"Dorothy Gaspar's glove designs pack star power"
by Monica Corcoran
Dorothy Gaspar does not make gloves for meek women. Her long, sinuous leather creations -- imagine Louboutin stilettos for your hands -- are better suited for martini-swilling minxes who smirk through apologies. Same goes for the chic two-tone driving gloves that come in flashy sports-car colors and snap efficiently at the wrist. Even folded over in repose, like sleeping swans, Gaspar's gloves are ready for their close-up.And no doubt, you've seen a couple of her designs on the big screen: the chic cocoa-colored gloves Angelina Jolie wore as she wrung her hands in "The Changeling," or the red suede scallop-edged gloves fancied by Renée Zellweger in " Leatherheads." Gaspar also designed gloves for "Titanic," " Batman Returns" and "Charlie's Angels."
Typically, she sits down with a film's costume designer early on to go over sketches and determine which glove design will complete a character's style.

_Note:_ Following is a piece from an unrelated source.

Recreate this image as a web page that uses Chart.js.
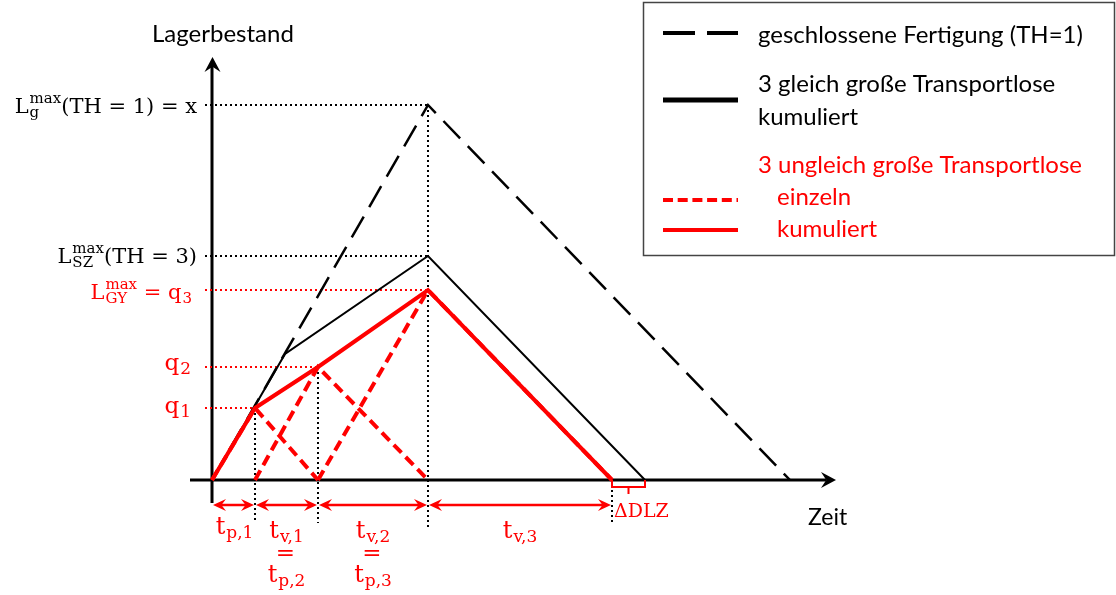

"These are the ones I made for Eva Mendes for ' The Spirit.' They are very dramatic and have a 1940s look," says Gaspar, in her soft, lilting Hungarian accent as she gives a tour of the downstairs workshop in her Mount Washington home. She points at a pair of elbow-length black leather gloves with tapered fingers and topstitching that are as sleek as a panther.
Unlike her gloves, Gaspar, 44, is subdued -- much as you might expect from someone who can spend up to two days hand-cutting and piqué-stitching one pair from swaths of Italian kid leather. Bolts of satin and lamé, spools of candy-hued thread and hand-shaped irons (for pressing stitched gloves) clutter her modest work space. There are no flashy ergonomic chairs or modern desks. Her industrial Juki sewing machine looks sturdy but weary. "Those die cutters are over 100 years old," she says proudly of a cubby crammed with cookie cutter-like tools. "They have always been in my family."
Her grandfather founded Gaspar Gloves in Budapest in 1890. Her father carried on the tradition. With nine older siblings who spurned the family business, Gaspar had little say in her destiny. "I was the 10th child, and they made me learn it," she says with a good-natured shrug. In 1985, she followed her beau -- now husband -- to L.A. and soon found work sewing at Gloves by Hammer of Hollywood on Melrose Avenue. A few years later, Hammer when closed, she struck out on her own and started working with movie studios.
In addition to supplying Madonna with purple fingerless driving gloves for her current tour, Gaspar has a thriving off-screen following. "My clients either wear them for fun or wear them to church," she says of the designs, which range from $75 for driving gloves to $185 for elbow-length custom styles; gloves that extend all the way to the shoulder run to $275. Hands are traced to determine size. "I have a few fans who have 30 pairs of my gloves. They always say, 'This is my last pair.' "
It helps that gloves are currently having a moment, as they like to say. Marni showed long white gloves with cropped jackets on the runway for fall 2008. Diane von Furstenberg paired scrunched chocolate gloves with a belted duster, and Dsquared sexed up a ruched red sheath with elbow-length black leather gloves. (Gaspar has created gloves for designer Bob Mackie's over-the-top looks.)
"I'm always trying to come up with new, edgy designs," she says, gesturing to a cheeky gray and purple pair that lace up the middle like a corset. Equally unique are the long moss green ones adorned with more than a dozen leather-covered buttons. "I add buckles or zippers or try putting together new colors."
Never underestimate the allure of a swath of black, though. Late last month, Beyoncé performed live in Rockefeller Center for the "Today" show and a fan snatched one of her elbow-length black leather gloves right off her hand. She carried on her performance wearing just one, and the effect was almost as frisky as Rita Hay worth's famous glove striptease in 1946's "Gilda."
If they're considering a remake, Gaspar has the perfect gloves.